欧州に駐在している日本人の友人から、現地の友人たちに誘われ、スープと音楽と詩で楽しむ会に誘われて行ってきた話を聞きました。
彼女は「楽しむだけで自分が何か発表することはない」と思って参加したのに、急に「あなたは何を用意してきたの?」と尋ねられて冷や汗をかいたようでした。
彼女が詩を即席で作ることはできなかったにせよ、皆の期待を裏切らないような話で楽しませてきただろうことは確かだと思います。
が、どんなに彼女が焦ったかもわかったので同情しつつも、彼女に、「私の欧州の友人のお子さんが、確か俳句クラブだったかに入っていたと思います。外国語の俳句がどういう形になるかわからないけど※、次回は俳句を紹介するのも良いのでは、と返しました。
※HAIKU in English | 第16回龍谷大学 青春俳句大賞 (ryukoku.ac.jp)
欧州人でも、さすがに彼女が誘われたような会を開く人は少ないでしょうが、きっと詩や音楽、芸術の生活への根差し方は日本とはだいぶ違うんじゃないでしょうか。
羨ましいです。
さて、俳句といえば、8年前に、米国人の友人の疑問を解く手伝いをした時のことを思い出しました。
白隠慧鶴の句、『たこあげ』と『いかのぼり』 - Various Topics 2 (goo.ne.jp)
アメリカ人のティムさんから、日本語と仏教について学ぶ友人の勉強の手助けをしてほしい、とメールがありました。
この友人は、白隠慧鶴(はくいんえかく)http://ja.wikipedia.org/wiki/%E7%99%BD%E9%9A%A0%E6%85%A7%E9%B6%B4という江戸中期の禅僧に興味を持っていて、彼が書いた、書や絵に興味を持っているということです。

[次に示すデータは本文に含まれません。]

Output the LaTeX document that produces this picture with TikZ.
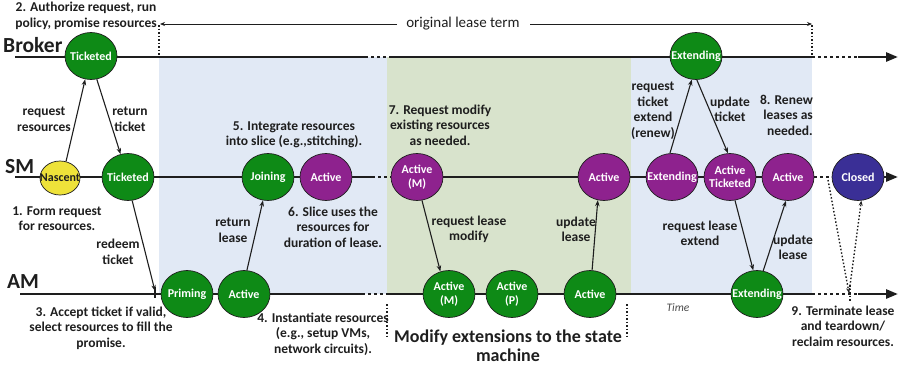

今回彼女が知りたいというのは、白隠の『布袋烏賊図(布袋様が凧になっていて、小さな人達がこの凧を揚げている絵と詩)』のなかの俳句の漢字とひらがな。ティムさんはその絵と、本で見つけたというローマ字と英訳を貼り付けてきました。
Romaji:
Unu ga mama ni
yarunu ga ika no
inochi kana
English:
You can't just do
anything you want -
it's a squid's life
「ローマ字では『うぬがままに やるぬがいかの いのちかな』って書いてあるけど、『うぬ』って何?『やるぬ』というのは『やらぬ』の間違いだろうけど・・・『いか』というのは英訳ではsquidになっているから『イカ(烏賊)の命』?凧からタコ(蛸)っていうならわかるけど、なぜイカ?」
と、まずイカに絞って調べてみると、面白いことを発見。
『たこ(凧)上げ』というのは、明治初期まで関西地方では『いか(紙鳶)のぼり』と言っていたらしいのです。
と、ここまで調べたものの、私はギブアップして、〝歩く百科事典″こと、友人Tにティムさんのメールを転送。
流石物知りT、即座に、
「『己が儘に遣らぬが烏賊の命かな』かな。字から見てyarunuはyaranuの誤記でしょう。」
と返事をくれました。
(なお、『己』という文字は『おのれ』と読むとき自分のことを差しますが、これが『うぬ』となると、『自分』という意味のほかに、『きさま、てめえ、おまえ』という、べらんめえ口調の二人称として使われるということもあるようです。)
(後略)
最近日本語を習っていつ欧米の友人たちに、日本や日本語についてメールを交わすことがなくなっていたので、久しぶりに俳句の話など書いてみようと思います。
上級者には日本語でつくってもらうのもよし。